From urban studies to government internships, professor of politics emeritus James Lare ’55 opened new doors for generations of students
Long before Oxy defined its mission by the cornerstones of excellence, equity, community, and service, associate professor of political science James H. Lare ’55 was putting those ideas into practice. In 1968, he and a group of Oxy students conducted a survey of Northeast Los Angeles residents to study the causes of crime and delinquency in the community. Concurrently, Lare served as faculty adviser to the Task Force on Relations With the Immediate Community, overseeing the activities of more than 150 Oxy students volunteering as reading and math tutors in elementary and junior high schools.
During his 40-year career at Oxy, Lare—who retired in 2002 as professor of politics emeritus and died Dec. 1, 2018, at age 84—was a three-time chair of the political science department and instrumental in creating an urban studies curriculum at the College in 1967. He coordinated the Occidental-in-Washington, D.C., program and set up internships for students in local and state government and political campaigns.
Upon his retirement, Lare was hailed on the U.S. Senate floor as “a mentor and inspiration to his students, many of whom have flourished on Capitol Hill and in local government,” according to the Congressional Record. “Dr. Lare has been an outstanding teacher and is an exceptional citizen who has enhanced the lives of those privileged to cross his path.”
A native of Harvey, Ill., Lare grew up in Holtville and majored in political science and philosophy at Oxy, graduating Phi Beta Kappa. He earned his master’s and doctoral degrees at Cornell University and taught at Cornell and at San Fernando Valley State College (today’s Cal State Northridge) before joining the Oxy faculty in 1962.
“The possibility of teaching courses in American politics and public policy formation to a limited number of well-qualified students and the opportunity to relate these fields to the other disciplines of the liberal arts are very attractive to me, particularly when they are at a college to which I am deeply committed as a result of my student life there,” he wrote in his application.

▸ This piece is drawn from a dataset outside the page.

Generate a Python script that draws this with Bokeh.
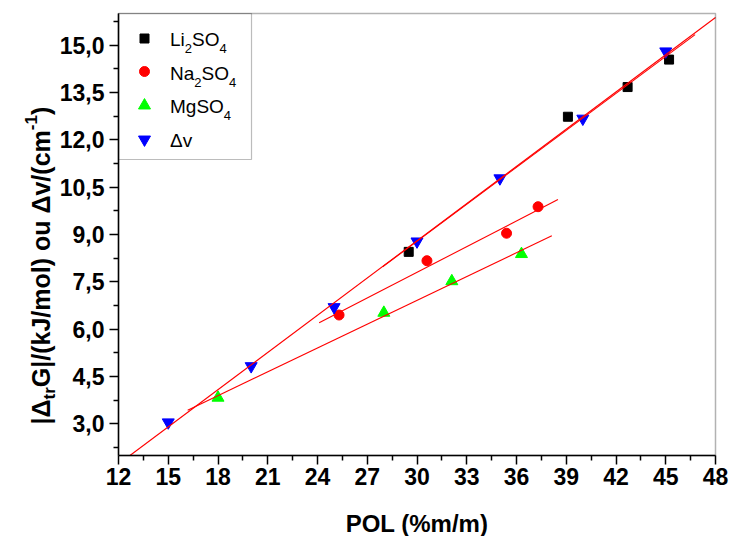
import numpy as np
from bokeh.plotting import figure
from bokeh.models import (FixedTicker, CustomJSTickFormatter, Label, BoxAnnotation,
                          LinearAxis)
from bokeh.embed import file_html
from bokeh.resources import INLINE

# |Δtr G| (kJ/mol) against POL content (%m/m) for each salt
li_x = [29.5, 39.1, 42.7, 45.2]
li_y = [8.45, 12.73, 13.67, 14.54]
na_x = [25.3, 30.6, 35.4, 37.3]
na_y = [6.45, 8.17, 9.04, 9.88]
mg_x = [18.0, 28.0, 32.1, 36.3]
mg_y = [3.83, 6.52, 7.52, 8.38]
# band shift Δv (cm^-1)
dv_x = [15, 20, 25, 30, 35, 40, 45]
dv_y = [3.05, 4.83, 6.70, 8.78, 10.78, 12.67, 14.80]

x_ticks = [12, 15, 18, 21, 24, 27, 30, 33, 36, 39, 42, 45, 48]
y_ticks = [3.0, 4.5, 6.0, 7.5, 9.0, 10.5, 12.0, 13.5, 15.0]

W, H = 731, 536
FL, FR, FT, FB = 118, 715, 13, 455          # axis box edges (px)
X_LIM, Y_LIM = (12, 48), (2, 16)            # axis extents
FONT = "Liberation Sans"
BASE_FIX = 0.3                              # baseline correction of Label text (em)


def xd(px):
    return X_LIM[0] + (px - FL) / (FR - FL) * (X_LIM[1] - X_LIM[0])


def yd(py):
    return Y_LIM[1] - (py - FT) / (FB - FT) * (Y_LIM[1] - Y_LIM[0])


# Arial-metric advance widths (per 1000 em) used to chain text runs
REG = {"L": 556, "i": 222, "S": 667, "O": 778, "N": 722, "a": 556, "M": 833,
       "g": 556, "v": 500, "Δ": 668, "2": 556, "4": 556}
BOLD = {"|": 280, "Δ": 722, "t": 333, "r": 389, "G": 778, "/": 278, "(": 333,
        ")": 333, "k": 556, "J": 556, "m": 889, "o": 611, "l": 278, " ": 278,
        "u": 611, "v": 556, "c": 556, "-": 333, "1": 556}


def text_width(s, size, table):
    return sum(table.get(ch, 556) for ch in s) * size / 1000.0


# the frame spans the whole canvas; the axes sit at fixed data locations
p = figure(width=W, height=H, x_range=(xd(0), xd(W)), y_range=(yd(H), yd(0)),
           output_backend="svg", toolbar_location=None,
           x_axis_location=None, y_axis_location=None, min_border=0,
           background_fill_color="white", border_fill_color="white")
p.xgrid.visible = False
p.ygrid.visible = False
p.outline_line_color = None

xaxis = LinearAxis(fixed_location=Y_LIM[0], bounds=X_LIM,
                   ticker=FixedTicker(ticks=x_ticks,
                                      minor_ticks=[t + 1.5 for t in x_ticks[:-1]]))
yaxis = LinearAxis(fixed_location=X_LIM[0], bounds=Y_LIM,
                   ticker=FixedTicker(ticks=y_ticks,
                                      minor_ticks=[y_ticks[0] - 0.75] + [t + 0.75 for t in y_ticks]),
                   formatter=CustomJSTickFormatter(
                       code="return tick.toFixed(1).replace('.', ',');"))
for ax in (xaxis, yaxis):
    ax.axis_line_width = 1.5
    ax.axis_line_color = "black"
    ax.major_tick_line_width = 1.5
    ax.minor_tick_line_width = 1.5
    ax.major_tick_in = 0
    ax.minor_tick_in = 0
    ax.major_tick_out = 9
    ax.minor_tick_out = 5
    ax.major_label_text_font = FONT
    ax.major_label_text_font_style = "bold"
    ax.major_label_text_font_size = "23px"
    ax.major_label_text_color = "black"
xaxis.major_label_standoff = 3
yaxis.major_label_standoff = 5
p.add_layout(xaxis, "below")
p.add_layout(yaxis, "left")

# closed axis box (top and right edges)
p.add_layout(BoxAnnotation(left=X_LIM[0], right=X_LIM[1], bottom=Y_LIM[0], top=Y_LIM[1],
                           fill_alpha=0, line_color="black", line_width=1.5))

# data markers
p.scatter(li_x, li_y, marker="square", size=9, color="black")
p.scatter(na_x, na_y, marker="circle", size=10, color="#FF0000")
p.scatter(mg_x, mg_y, marker="triangle", size=12, color="#00FF00")
p.scatter(dv_x, dv_y, marker="inverted_triangle", size=12, color="#0000FF")

# linear fits over the data range widened by 10 % on each side,
# kept inside the axis box
for xs, ys in [(dv_x, dv_y), (li_x, li_y), (na_x, na_y), (mg_x, mg_y)]:
    k, b = np.polyfit(xs, ys, 1)
    span = max(xs) - min(xs)
    lo = max(min(xs) - 0.1 * span, X_LIM[0], (Y_LIM[0] - b) / k)
    hi = min(max(xs) + 0.1 * span, X_LIM[1], (Y_LIM[1] - b) / k)
    fx = np.array([lo, hi])
    p.line(fx, k * fx + b, line_color="#FF0000", line_width=1.1)

# legend frame
p.add_layout(BoxAnnotation(left=X_LIM[0], right=xd(251), top=Y_LIM[1], bottom=yd(159),
                           fill_color="white", fill_alpha=1.0,
                           line_color="#222222", line_width=1.2, level="underlay"))


def htext(px, py, txt, fs, style="normal", align="left"):
    p.add_layout(Label(x=xd(px), y=yd(py - BASE_FIX * fs), text=txt,
                       text_font=FONT, text_font_size=f"{fs}px", text_font_style=style,
                       text_color="black", text_align=align, text_baseline="alphabetic"))


def vtext(px, py, txt, fs, style="bold"):
    p.add_layout(Label(x=xd(px - BASE_FIX * fs), y=yd(py), text=txt, angle=np.pi / 2,
                       text_font=FONT, text_font_size=f"{fs}px", text_font_style=style,
                       text_color="black", text_align="left", text_baseline="alphabetic"))


legend_rows = [
    ("square", "black", 9, [("Li", 0), ("2", 1), ("SO", 0), ("4", 1)]),
    ("circle", "#FF0000", 10, [("Na", 0), ("2", 1), ("SO", 0), ("4", 1)]),
    ("triangle", "#00FF00", 12, [("MgSO", 0), ("4", 1)]),
    ("inverted_triangle", "#0000FF", 12, [("Δv", 0)]),
]
row_marker_py = [38, 71, 105, 139]
row_text_py = [45, 79, 112, 146]
LEG_SIZE, LEG_SUB = 19, 13

for (marker, color, size, runs), mpy, tpy in zip(legend_rows, row_marker_py, row_text_py):
    p.scatter([xd(144)], [yd(mpy)], marker=marker, size=size, color=color)
    cx = 169.5
    for txt, sub in runs:
        fs = LEG_SUB if sub else LEG_SIZE
        htext(cx, tpy + (7 if sub else 0), txt, fs)
        cx += text_width(txt, fs, REG)

# x axis title
htext((FL + FR) / 2, 530, "POL (%m/m)", 24, style="bold", align="center")

# y axis title, rotated, built from normal / subscript / superscript runs
Y_SIZE, Y_SMALL = 25, 17
y_runs = [("|Δ", 0), ("tr", 6), ("G|/(kJ/mol) ou Δv/(cm", 0), ("-1", -12), (")", 0)]
base_px, cur_py = 48, 424
for txt, shift in y_runs:
    fs = Y_SIZE if shift == 0 else Y_SMALL
    vtext(base_px + shift, cur_py, txt, fs)
    cur_py -= text_width(txt, fs, BOLD)

open("out.html", "w").write(file_html(p, INLINE))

Lare wrote frequently on Congress, legislative politics, urban administration and politics, and the pressures on domestic policymakers. With Cornell professor Clinton Rossiter, he edited The Essential Lippmann: A Political Philosophy for Liberal Democracy, published by Random House in 1963. With Kenneth A. Wagner and Stanley Williams Moore, he wrote The Child’s Political World (Praeger, 1985), a longitudinal study of how children learn about government and politics.
A former president of the Southern California Political Science Association and chair of the California Conference on Education for Public Administration, he served on the Citizen Advisory Council on the Northeast Los Angeles Community Plan and the Northeast Los Angeles Fair Housing Council. At Oxy he was faculty adviser to Young Democrats and Sigma Alpha Epsilon fraternity.
Lare was married to Joan Hinchman, a professor of home economics at Long Beach State, for more than 32 years until her death in 1990. He subsequently wed Oxy librarian Jacquelyn Ann McCoy in 1991. In addition to McCoy, Lare is survived by daughters Jennifer, Michelle, and Patricia; son John; nine grandchildren; and one great-grandchild.